■ **Given request**: Retype word for word the first line of the listing and each line after it up to the line with "800, 900, 1000];", with the pictures taken out.

■ **Data**:
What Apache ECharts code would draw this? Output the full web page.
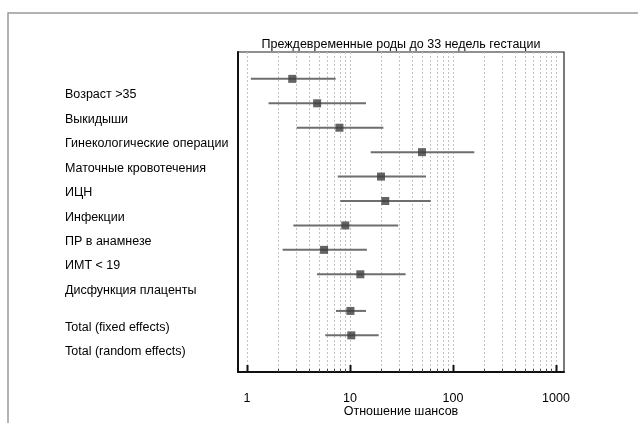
<!DOCTYPE html>
<html>
<head>
<meta charset="utf-8">
<script src="https://cdn.jsdelivr.net/npm/echarts@6/dist/echarts.min.js"></script>
<style>
html,body{margin:0;padding:0;background:#fff;}
#c{width:638px;height:423px;}
</style>
</head>
<body>
<div id="c"></div>
<script>
const TITLE = 'Преждевременные роды до 33 недель гестации';
const X_NAME = 'Отношение шансов';
const CATEGORIES = ['Возраст >35', 'Выкидыши', 'Гинекологические операции', 'Маточные кровотечения', 'ИЦН', 'Инфекции', 'ПР в анамнезе', 'ИМТ < 19', 'Дисфункция плаценты', 'Total (fixed effects)', 'Total (random effects)'];
const ROW_POS = [0, 1, 2, 3, 4, 5, 6, 7, 8, 9.5, 10.5];
const OR_EST = [2.75, 4.8, 7.9, 50, 20, 22, 9.0, 5.6, 12.6, 10.1, 10.3];
const CI_LOW = [1.09, 1.62, 3.04, 15.9, 7.6, 8.05, 2.82, 2.22, 4.78, 7.31, 5.75];
const CI_HIGH = [7.26, 14.3, 21.1, 161, 54.7, 60.7, 29.4, 14.6, 34.7, 14.3, 19.0];
const X_MAJOR_TICKS = [1, 10, 100, 1000];
const X_GRID_VALUES = [1, 2, 3, 4, 5, 6, 7, 8, 9, 10, 20, 30, 40, 50, 60, 70, 80, 90, 100, 200, 300, 400, 500, 600, 700, 800, 900, 1000];

const FONT = 'Liberation Sans, Arial, sans-serif';
const FS = 12.5;
const LABEL_SHIFT = 0.66;

const chart = echarts.init(document.getElementById('c'), null, {renderer: 'canvas'});

const option = {
  animation: false,
  backgroundColor: '#fff',
  textStyle: {fontFamily: FONT},
  graphic: [{
    type: 'rect', silent: true, z: -10,
    shape: {x: 8, y: 13, width: 1000, height: 1000},
    style: {fill: 'none', stroke: '#9a9a9a', lineWidth: 1.5}
  }],
  title: {
    text: TITLE, left: 396, top: 33, textAlign: 'center',
    textStyle: {fontSize: FS, fontWeight: 'normal', color: '#000', fontFamily: FONT}
  },
  grid: {left: 238, top: 52, right: 74, bottom: 51, show: true, borderColor: '#222', borderWidth: 1.2,
    containLabel: false, outerBoundsMode: 'none'},
  xAxis: {
    type: 'log', logBase: 10, min: 0.818, max: 1196,
    name: X_NAME, nameLocation: 'middle', nameGap: 33, nameMoveOverlap: false,
    nameTextStyle: {fontSize: FS, color: '#000', fontFamily: FONT},
    axisLine: {show: true, onZero: false, lineStyle: {color: '#111', width: 2}},
    axisTick: {show: false},
    splitLine: {show: false},
    axisLabel: {
      margin: 20, fontSize: FS, color: '#000', fontFamily: FONT,
      formatter: function (v) {
        for (const t of X_MAJOR_TICKS) { if (Math.abs(v - t) / t < 1e-6) return String(t); }
        return '';
      }
    }
  },
  yAxis: {
    type: 'value', inverse: true, min: -1.1, max: 12, interval: 0.02,
    axisLine: {show: true, onZero: false, lineStyle: {color: '#111', width: 2}},
    axisTick: {show: false},
    splitLine: {show: false},
    axisLabel: {
      align: 'left', margin: 173, fontSize: FS, color: '#000', fontFamily: FONT,
      formatter: function (v) {
        for (let i = 0; i < ROW_POS.length; i++) {
          if (Math.abs(v - (ROW_POS[i] + LABEL_SHIFT)) < 0.009) return CATEGORIES[i];
        }
        return '';
      }
    }
  },
  series: [
    {
      type: 'custom', silent: true, z: 1,
      data: X_GRID_VALUES.map(v => [v, 0]),
      encode: {x: 0, y: 1},
      renderItem: function (params, api) {
        const v = api.value(0);
        const x = Math.round(api.coord([v, 0])[0]) + 0.5;
        const r = params.coordSys;
        const major = X_MAJOR_TICKS.indexOf(v) >= 0;
        const children = [{
          type: 'line',
          shape: {x1: x, y1: r.y, x2: x, y2: r.y + r.height},
          style: {stroke: '#c2c2c2', lineWidth: 1, lineDash: [2, 2]}
        }];
        if (major) {
          children.push({type: 'line', shape: {x1: x, y1: r.y + r.height, x2: x, y2: r.y + r.height - 7},
            style: {stroke: '#111', lineWidth: 2}});
        } else {
          children.push({type: 'line', shape: {x1: x, y1: r.y + r.height, x2: x, y2: r.y + r.height - 3},
            style: {stroke: '#444', lineWidth: 1}});
        }
        return {type: 'group', children: children};
      }
    },
    {
      type: 'custom', silent: true, z: 3,
      data: ROW_POS.map((p, i) => [CI_LOW[i], CI_HIGH[i], p]),
      encode: {x: [0, 1], y: 2},
      renderItem: function (params, api) {
        const a = api.coord([api.value(0), api.value(2)]);
        const b = api.coord([api.value(1), api.value(2)]);
        return {type: 'line', shape: {x1: a[0], y1: a[1], x2: b[0], y2: b[1]},
          style: {stroke: '#6e6e6e', lineWidth: 2}};
      }
    },
    {
      type: 'scatter', silent: true, z: 4,
      symbol: 'rect', symbolSize: 8,
      itemStyle: {color: '#3d3d3d'},
      data: ROW_POS.map((p, i) => [OR_EST[i], p])
    }
  ]
};
chart.setOption(option);
</script>
</body>
</html>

■ **Final result**:
What Apache ECharts code would draw this? Output the full web page.
<!DOCTYPE html>
<html>
<head>
<meta charset="utf-8">
<script src="https://cdn.jsdelivr.net/npm/echarts@6/dist/echarts.min.js"></script>
<style>
html,body{margin:0;padding:0;background:#fff;}
#c{width:638px;height:423px;}
</style>
</head>
<body>
<div id="c"></div>
<script>
const TITLE = 'Преждевременные роды до 33 недель гестации';
const X_NAME = 'Отношение шансов';
const CATEGORIES = ['Возраст >35', 'Выкидыши', 'Гинекологические операции', 'Маточные кровотечения', 'ИЦН', 'Инфекции', 'ПР в анамнезе', 'ИМТ < 19', 'Дисфункция плаценты', 'Total (fixed effects)', 'Total (random effects)'];
const ROW_POS = [0, 1, 2, 3, 4, 5, 6, 7, 8, 9.5, 10.5];
const OR_EST = [2.75, 4.8, 7.9, 50, 20, 22, 9.0, 5.6, 12.6, 10.1, 10.3];
const CI_LOW = [1.09, 1.62, 3.04, 15.9, 7.6, 8.05, 2.82, 2.22, 4.78, 7.31, 5.75];
const CI_HIGH = [7.26, 14.3, 21.1, 161, 54.7, 60.7, 29.4, 14.6, 34.7, 14.3, 19.0];
const X_MAJOR_TICKS = [1, 10, 100, 1000];
const X_GRID_VALUES = [1, 2, 3, 4, 5, 6, 7, 8, 9, 10, 20, 30, 40, 50, 60, 70, 80, 90, 100, 200, 300, 400, 500, 600, 700, 800, 900, 1000];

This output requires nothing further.